Pamilya Ordinaryo: Street tough

ACCORDING to one reliable estimate, 21,000 homeless children live in the streets of Metro Manila. They sleep in parks, under bridges, on sidewalks.

Some beg, some steal, some sell their bodies in a day-to-day struggle for survival. They are, we are constantly reminded by government officials, a festering urban problem.

In "Pamilya Ordinaryo" Director/Writer Eduardo W. Roy Jr. gives that problem a face. Two faces, in fact. Meet Aries and Jane Ordinaryo, teenage street dwellers who are the parents of the infant, Arjan.

The film, which won five awards at this year's Cinemalaya, including best full length feature, best director and best actress, is a powerful yet poignant portrayal of youths pushed into a desperate situation and how they confront it despite overwhelming odds.

Their woes begin when a gay loan shark runs away with Arjan after loaning Jane money to buy diapers at a grocery store. A distraught Jane phones Aries and he is furious. When he calms down, they begin asking people if they saw a gay man with a baby. No one did.

Jane reports the kidnapping to the police. At the police station, the interrogating officers intimidate her into baring her breasts before agreeing to look for her missing baby.

At a radio station, Aries and Jane air an appeal for information on Arjan's whereabouts. The broadcast executives go one step further and make a TV dramatization of the couple's plight.

Finally, a breakthrough: Someone texts Jane, saying she is the mother of the gay man who took her baby and that she knows where he was hiding Arjan.

A meeting is arranged, and the supposed mother tells Aries and Jane that she can get back their baby. There is a catch: She needs P10,000 for transportation and expenses.

To raise the amount, the couple turn to a tried-and-tested practice: snatching cellphones. Aries however gets caught by barangay tanods and would have been badly beaten if he had not escaped. Jane has better luck, easily grabbing a pedestrian's handbag.

Aries makes up for his faux pax when he is picked upby a motorist who is cruising for some instant gratification.

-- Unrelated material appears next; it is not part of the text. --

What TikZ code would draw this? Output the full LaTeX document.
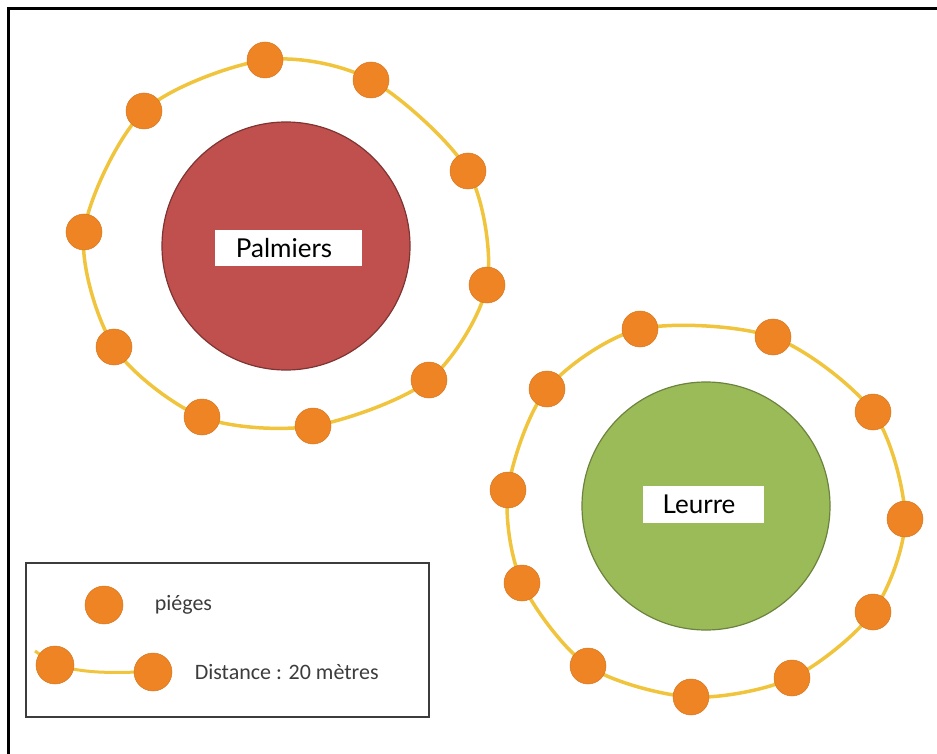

They manage to put up only P5,000, but the gay's supposed mother says it will do. Only when she has left did it dawn on Jane and Aries that they've been conned.

As their hopes of recovering Arjan shrink, they get another text message, this time saying that their baby had been sold to a couple living in an upscale subdivision.

Aries scales a fence to get into the posh village and locates the address mentioned in the text. He sneaks into house and finds a baby in a crib.

But he is not sure if the baby is Arjan. The only way to confirm is to bundle up the infant and bring it to Jane, who is waiting outside the fence.

Will Aries make it out of the house unseen? Is the baby he is carrying really Arjan?

"Pamilya Ordinaryo" draws its dynamism from Roy's brilliant screenplay and directorial skill. The dialogue is sharp-edged; the characters curse and shout, but do not spout hugot lines. There are no wasted or drawn-out scenes and the pace is fast and crisp.

Newcomer Hasmine Killip delivers a searing performance as Jane and is justly rewarded for it with the best actress award. Ronwaldo Martin as the street-tough, rugby-sniffing Aries shows remarkable versatilityfor a young actor. The role is a radical shift from the mild-mannered high school student he portrayed in "Ari: My Life with a King."

Like "Ma' Rosa", "Pamilya Ordinaryo" explores the dark and seamy side of the city and seeks out the wretched souls that inhabit it.